Writing History: The Very First Attempt

In one of my recent posts, I mentioned I’ve been writing since 1997. For me, that was 8th grade, on the merit that my math and memory are correct. That’s thirteen years of writing experience. I don’t count a lot of that beginning as much as I should.

Over the last three years—mostly in undergraduate studies—I’ve truly blossomed as a writer. Before I started at the University of New Mexico, I wrote. I didn’t understand what I was doing wrong, but more importantly, I didn’t know what I did right. Avoiding mistakes and pitfalls, while useful, does not help as much as understand what you do right, so you can do it again and again.

I have my first attempt at a manuscript still. It has survived the transitions from computer to computer over the years, and I will post some of it later. I thought it was wonderful when I wrote it, but I got stuck at the end and eventually moved on to another story. Reading it years later, I know it was not a masterpiece, but that I wrote is important. I can see into my past and even use parts of the piece if I so desire (though I doubt I will). I can look at my attempt and see where I still limp along, where I run and ultimately understand my process better.

One of the lessons I’ve learned is not to give up. Don’t ever give up on your writing. If you give up, who will fight for you? If you have an answer, you are lucky. Another lesson is that not every story is worth its salt. There are pieces that are not worth saving. Throw them into a folder—never delete!—and if you need ideas or something you can go to the ‘graveyard’ and pick and choose some of the past gems. But remember, not every story written is a good story, nor even ones that should be told. They are important to you, I know mine are to me, and they serve a purpose.

At UNM, I wrote four stories over the course of my upper division studies. One of them was a previous story that received a lot of editing, but three were original. Writing and editing for me are two complete different processes. WRiting is an act of creation: making something where nothing was before. Editing is shaping that creation into a better piece of writing. Some writers strike gold on creation. I strike rock, and have to shape and shape and shape until I get a statue. I’ve been working on one of the stories I wrote for almost two years. I’m working on a trilogy that turned five a few months ago. I submitted a story for publication two days after it was written. There is no set amount of time for revision.
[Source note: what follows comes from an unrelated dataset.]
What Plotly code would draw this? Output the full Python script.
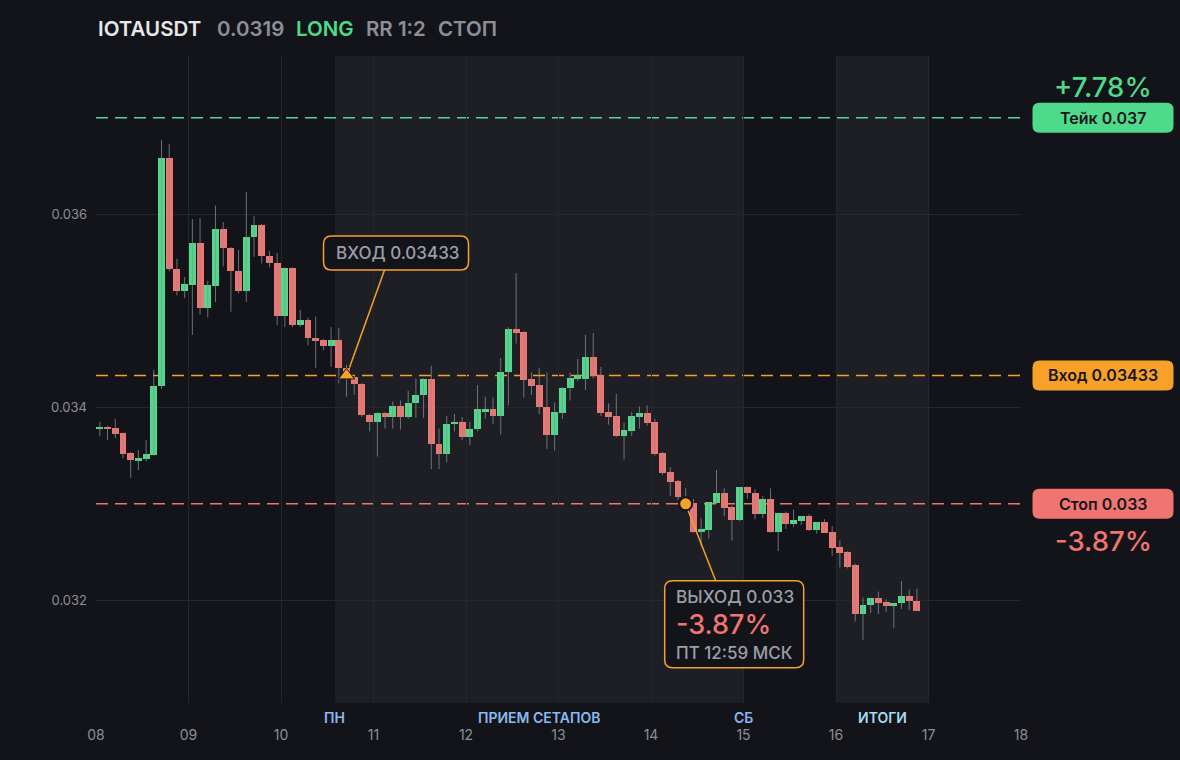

Anyway, over the course of this blog, I’ll reveal more about my writing past, over and over again. However, I’ll show you where I’ve started from, and you can see some of the teasers to see—more or less—where I am now.

Jeff walked home. While he walked he thought about his life back in Helin, New Jersey. He missed his friend Kate. She was the only person who actually thought about being nice to him. She was his best friend. There was also John. He was a good friend. They always did stuff togther like play, swing, talk, they did about everything togther. His memories were held tight to him. They could never be removed, so Jeff thought.

He finally got home, but when he did there was something missing.Yet he didn’t know what was missing. He went inside and found it as normal as ever. He walked up the stairs and found it again normal. Then he went to all the rooms, but they were normal, as always. Next he checked the kitchen and found his sister unharmed. She has light blond hair and cold, icy eyes.

“Terra, what happened here?” Jeff asked.

“Jeff,” she was sobbing and her hands were very wet. “Mom and Dad protected me from a crazed man and he killed them, both,” she barely squeezed that much out. But how did he know something was wrong here?

“Terra, what happened to Terrence?”

“He was taken and locked up with Melissa and Katie.”

“Come on we’re going to go to Pastin.”

“Pastin? What are we going to do at Pastin?”

“At Pastin there is an old man.”

“What is he going to do for us?”

“He says I’m ‘The omnipotent One’”

“You, omnipotent? Ha. The guy has a sense of humor,” she said this without much grief. “Well I guess we don’t have much to lose.”

“Wait before we go let’s check out the attic.”

“Well, okay.”

They went up to the attic and looked for things. Terra found a chest and a ring while Jeff found a amulet and a box with a lid on it.

“Terra let’s open your box first.”

“Okay.” They opened it and found nothing of interest. Then they opened Jeff’s box and found: a huge book, another amulet and another ring. The rings looked exactly alike and the amulets looked alike too.

“Hey, sis let’s put on the rings and amulets.”

“Okay, it sounds cool.”

As they put on the amulets and rings the jewelry started to glow. They felt a pulse run though their veins.

“Terra,” his voice sounded magical. “I think we should read the book.”

“I agree, brother. Let’s read it together.”

“Yes, let’s.” They read it in only two hours. As they read the words were absorbed by their brains. But you could tell who was the most powerful. When they finished they decided to go to Pastin. They walked and walked and finally reached their destination.

“Follow me.” Were the only words that were spoken by Jeff. They usually didn’t need to speak because they could read each other’s mind.

—From Chapter Two: Home of Alternate Worlds, c 1997 (age 12). No edits made from the original.